Among the best practices, I thought that the concept of ‘structurization’ mentioned in the first best practice is interesting since I really haven’t heard that term before, even though it’s not hard to imagine what it means. However, it’s still useful to think about what the authors mean in the specific context of medical applications. The authors state that LLMs can be leveraged to convert free-text input into structured outputs such as a list of key-value pairs. Medical structurization problems include classifying an input text into controlled vocabularies like the diagnosis-related groups and extracting biomedical concepts as well as their relationships (e.g., variant-causing-disease) from unstructured text.
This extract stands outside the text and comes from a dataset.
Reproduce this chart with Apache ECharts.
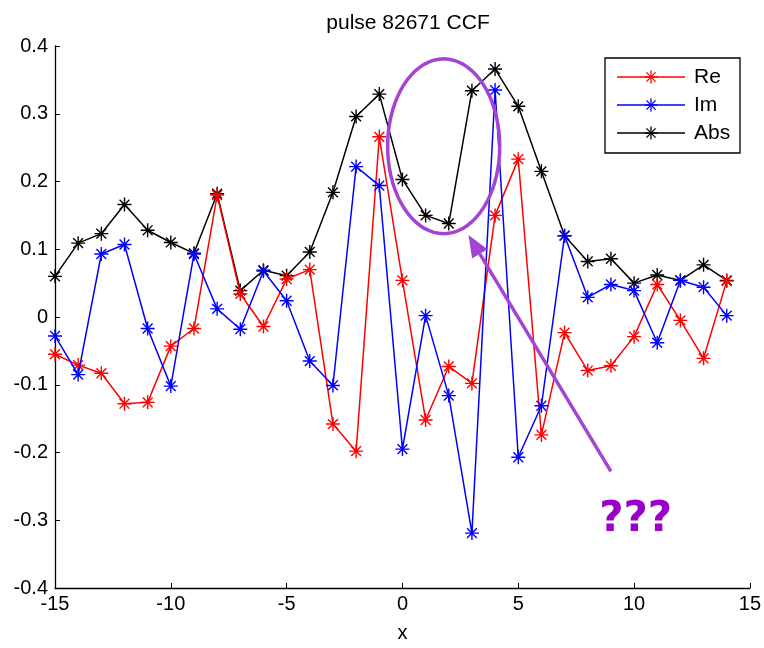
<!DOCTYPE html>
<html><head><meta charset="utf-8">
<script src="https://cdn.jsdelivr.net/npm/echarts@6/dist/echarts.min.js"></script>
<style>html,body{margin:0;padding:0;background:#fff}#c{width:764px;height:648px}</style>
</head><body><div id="c"></div>
<script>
var xs = [-15,-14,-13,-12,-11,-10,-9,-8,-7,-6,-5,-4,-3,-2,-1,0,1,2,3,4,5,6,7,8,9,10,11,12,13,14];
var reVals = [-0.055,-0.071,-0.083,-0.128,-0.126,-0.043,-0.017,0.180,0.034,-0.014,0.056,0.070,-0.158,-0.198,0.266,0.054,-0.152,-0.073,-0.098,0.150,0.233,-0.174,-0.023,-0.079,-0.072,-0.029,0.048,-0.005,-0.061,0.053];
var imVals = [-0.028,-0.085,0.093,0.107,-0.017,-0.102,0.093,0.012,-0.018,0.068,0.024,-0.065,-0.101,0.222,0.194,-0.195,0.002,-0.116,-0.319,0.335,-0.207,-0.131,0.120,0.029,0.048,0.039,-0.038,0.054,0.044,0.002];
var absVals = [0.060,0.109,0.123,0.166,0.128,0.110,0.094,0.182,0.039,0.069,0.061,0.096,0.184,0.296,0.329,0.203,0.150,0.138,0.334,0.366,0.311,0.215,0.120,0.082,0.086,0.050,0.062,0.054,0.077,0.054];
var seriesNames = ['Re','Im','Abs'];
var seriesColors = ['#ff0000','#0000ff','#000000'];
var xTicks = [-15,-10,-5,0,5,10,15];
var yTicks = [-0.4,-0.3,-0.2,-0.1,0,0.1,0.2,0.3,0.4];
var titleText = 'pulse 82671 CCF';
var xLabel = 'x';
var noteText = '???';

var star = 'path://M0,-10L0,10M-10,0L10,0M-7,-7L7,7M-7,7L7,-7';
function pairs(v){ return xs.map(function(x,i){ return [x, v[i]]; }); }
var FONT = '"Liberation Sans", Arial, Helvetica, sans-serif';
var chart = echarts.init(document.getElementById('c'), null, {renderer:'canvas'});
var allVals = [reVals, imVals, absVals];
var series = seriesNames.map(function(n,k){
  return {
    name:n, type:'line', data:pairs(allVals[k]), symbol:star, symbolSize:14,
    showAllSymbol:true, animation:false,
    lineStyle:{color:seriesColors[k], width:1.5},
    itemStyle:{color:seriesColors[k], borderColor:seriesColors[k], borderWidth:1.4},
    emphasis:{disabled:true}, z: (k===2?2:k+3)
  };
});
chart.setOption({
  animation:false,
  title:{text:titleText, left:403, top:8, textAlign:'center',
    textStyle:{fontFamily:FONT, fontSize:21, fontWeight:'normal', color:'#000'}},
  legend:{show:false},
  grid:{left:55, right:14, top:46, bottom:54, containLabel:false},
  xAxis:{type:'value', min:-15, max:15, interval:5,
    name:xLabel, nameLocation:'middle', nameGap:35,
    nameTextStyle:{fontFamily:FONT, fontSize:20, color:'#000'},
    axisLine:{onZero:false, lineStyle:{color:'#000', width:1.3}},
    axisTick:{inside:true, length:5, lineStyle:{color:'#000'}},
    axisLabel:{fontFamily:FONT, fontSize:20, color:'#000', margin:6},
    splitLine:{show:false}},
  yAxis:{type:'value', min:-0.4, max:0.4, interval:0.1,
    axisLine:{onZero:false, lineStyle:{color:'#000', width:1.3}},
    axisTick:{inside:true, length:5, lineStyle:{color:'#000'}},
    axisLabel:{fontFamily:FONT, fontSize:20, color:'#000', margin:7,
      formatter:function(v){ var r=Math.round(v*10)/10; return r===0?'0':String(r); }},
    splitLine:{show:false}},
  series: series
});

function px(x,y){ return chart.convertToPixel({gridIndex:0}, [x,y]); }
var g = [];
// legend box
var lb = {x:605, y:58, w:135, h:95};
g.push({type:'rect', shape:{x:lb.x, y:lb.y, width:lb.w, height:lb.h}, style:{fill:'#fff', stroke:'#000', lineWidth:1.3}, z:50});
seriesNames.forEach(function(n,k){
  var yy = lb.y + 19 + k*28;
  g.push({type:'line', shape:{x1:617,y1:yy,x2:685,y2:yy}, style:{stroke:seriesColors[k], lineWidth:1.5}, z:51});
  var r=6.5, d=4.6;
  [[0,-r,0,r],[-r,0,r,0],[-d,-d,d,d],[-d,d,d,-d]].forEach(function(s){
    g.push({type:'line', shape:{x1:651+s[0],y1:yy+s[1],x2:651+s[2],y2:yy+s[3]}, style:{stroke:seriesColors[k], lineWidth:1.3}, z:52});
  });
  g.push({type:'text', x:694, y:yy, style:{text:n, font:'21px ' + FONT, fill:'#000', verticalAlign:'middle', textVerticalAlign:'middle'}, z:52});
});
// annotations in data coords
var ec = px(1.78, 0.252), ex = px(1.78+2.42, 0.252), ey = px(1.78, 0.252+0.129);
var rx = ex[0]-ec[0], ry = ec[1]-ey[1];
var pts = [];
for (var i=0;i<=72;i++){ var t=i/72*Math.PI*2; pts.push([ec[0]+rx*Math.cos(t), ec[1]+ry*Math.sin(t)]); }
g.push({type:'polyline', shape:{points:pts}, style:{fill:null, stroke:'#a444d4', lineWidth:3.5}, z:60});
var a0 = px(9.0,-0.228), a1 = px(2.85,0.121);
var dx=a1[0]-a0[0], dy=a1[1]-a0[1], L=Math.sqrt(dx*dx+dy*dy), ux=dx/L, uy=dy/L;
var hl=22, hw=9;
var bx=a1[0]-ux*hl, by=a1[1]-uy*hl;
g.push({type:'line', shape:{x1:a0[0],y1:a0[1],x2:bx,y2:by}, style:{stroke:'#a444d4', lineWidth:3.5}, z:60});
g.push({type:'polygon', shape:{points:[[a1[0],a1[1]],[bx-uy*hw,by+ux*hw],[bx+uy*hw,by-ux*hw]]}, style:{fill:'#a444d4'}, z:60});
var tp = px(10.07,-0.3);
g.push({type:'text', x:tp[0], y:tp[1], style:{text:noteText, font:'bold 42px "DejaVu Sans", sans-serif', fill:'#9a00cc', align:'center', verticalAlign:'middle', textAlign:'center', textVerticalAlign:'middle'}, z:60});
chart.setOption({graphic:g});
</script></body></html>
Structurization instances include task instruction (input), source text (input), and a list of extracted concepts and relations in structured forms (output). The evaluations are made to match the output with the reference answers. As such, the performance is often typically measured by precision, recall, and F1 score (and other such metrics).
Also interesting is the authors’ exposition on how to evaluate the medical capabilities of LLMs: multi-choice question (MCQ) evaluation and clinical evaluation. Medical examination and questionanswering tasks, such as MedQA-USMLE, PubMedQA, MedMCQA, have been commonly used to evaluate the knowledge and reasoning capabilities of LLMs. These benchmarks should only be used to filter out models that cannot meet basic performance standards. However, higher scores on these datasets do not necessarily translate to better clinical utility, as there are no choices provided in real-life applications. After a model passes initial screening via MCQ evaluations, it must be further assessed for clinical utility.
The authors also briefly discuss prompt engineering, which is the process of designing and optimizing prompts to effectively guide LLMs in generating accurate and coherent responses. Prompts can vary from one simple instruction to many documents retrieved by a search system, allowing users to elicit a variety of behaviors without the need to modify the parameters of LLM. In general, more complex tasks typically require more sophisticated prompts. Figure 4 below shows a concrete task example of clinical trial matching, where a simple prompt that merely describes the patient and lists the clinical trial criteria (shown in Fig. 4e) might not work well. As such, prompt engineering and fine-tuning methods should be used.
In closing, I thought the paper was a good read for folks looking to gain an introduction to LLMs, terminologies like prompt engineering, measurement science of LLMs pertaining to medical applications, and in general, an accessible look into what LLMs might be able to achieve in medicine, and also what some of the pitfalls are. However, the article is not useful to anyone looking to gain more advanced insights. It serves a valuable role in the literature (it bills itself, ultimately, as only a primer after all) and it’s a good review. But I had hoped for a more in-depth and extensive treatment, written at an accessible level.